What is Melting Point? Understanding the Basics and Importance of Melting Point in Chemistry

Definition

The melting point is the temperature at which a solid material transitions to a liquid state under standard atmospheric pressure. At this specific temperature, the material’s solid and liquid phases coexist in equilibrium. The melting point is a fundamental property of a material and is crucial for understanding its thermal behavior and suitability for various applications.

Explain Melting Point like I’m 5

Think of an ice cube. When you take it out of the freezer and leave it on the kitchen counter, it starts to turn into water. The temperature at which the ice starts to turn into water is called the melting point. Different things melt at different temperatures, like chocolate melts in your hand, but a metal spoon needs a really hot fire to melt.

Why does this matter?

The melting point is critical in additive manufacturing because it determines the temperatures at which materials can be processed. For example, in Fused Deposition Modeling (FDM), the thermoplastic filament must be heated to its melting point to be extruded and form layers. Knowing the melting point helps in selecting the right material for a specific application, ensuring that the printed parts can withstand the conditions they will be exposed to, such as high temperatures or mechanical stress.

Real Talk

While the melting point is a key factor in material selection, it’s not the only thing to consider. Just because a material has a high melting point doesn’t mean it’s the best choice for every application. Other properties like tensile strength, impact resistance, and chemical resistance are also crucial. Additionally, materials with high melting points often require specialized equipment and higher energy consumption, which can increase costs. So, while understanding the melting point is essential, it’s just one piece of the puzzle in choosing the right material for your 3D printing needs.

Melting Point in Materials Science and Manufacturing

The melting point is a fundamental concept in chemistry and materials science, defined as the temperature at which a solid becomes a liquid at atmospheric pressure. In the context of manufacturing and engineering, understanding the melting point is crucial for selecting materials that will perform optimally under specific conditions. For example, in additive manufacturing and 3D printing, the melting point of a material determines the temperatures required for processing and the stability of the final product.

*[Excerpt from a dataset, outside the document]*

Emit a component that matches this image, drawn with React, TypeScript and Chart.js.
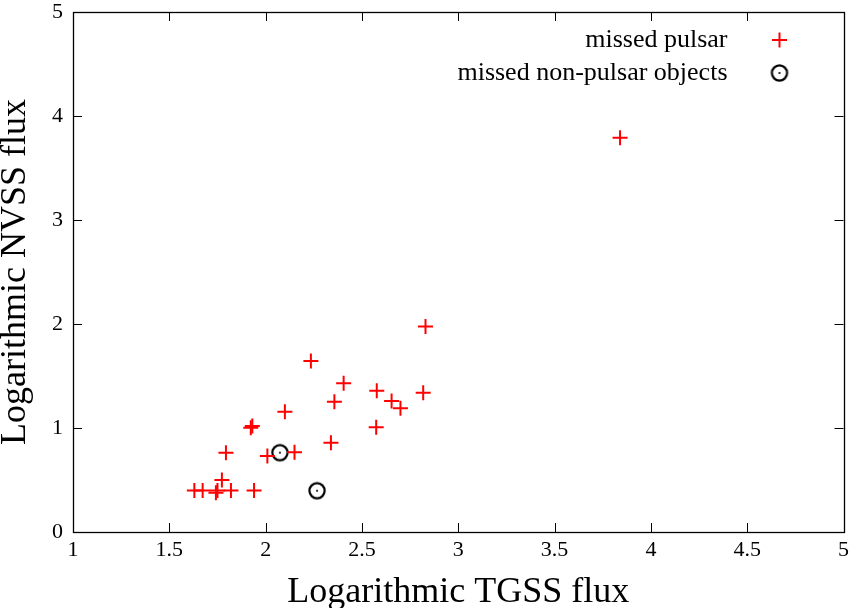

In chemistry, the melting point is a characteristic property of a substance, often used to identify and purify materials. A high melting point indicates strong intermolecular forces, meaning the material can withstand higher temperatures before transitioning to a liquid state. This property is particularly important in industries where materials are exposed to high temperatures, such as aerospace and automotive engineering.

For instance, metals like tungsten have a high melting point of about 3422°C, making them suitable for high-temperature applications. Conversely, materials with lower melting points, such as certain thermoplastics, are ideal for 3D printing, where precise melting and solidification are required to build complex structures layer by layer.

The melting point is not only a measure of temperature but also an indicator of a material’s thermal stability and suitability for specific applications. Understanding what the melting point is, and how it applies to different materials, allows engineers and manufacturers to make informed decisions about material selection and processing techniques, ensuring product quality and performance.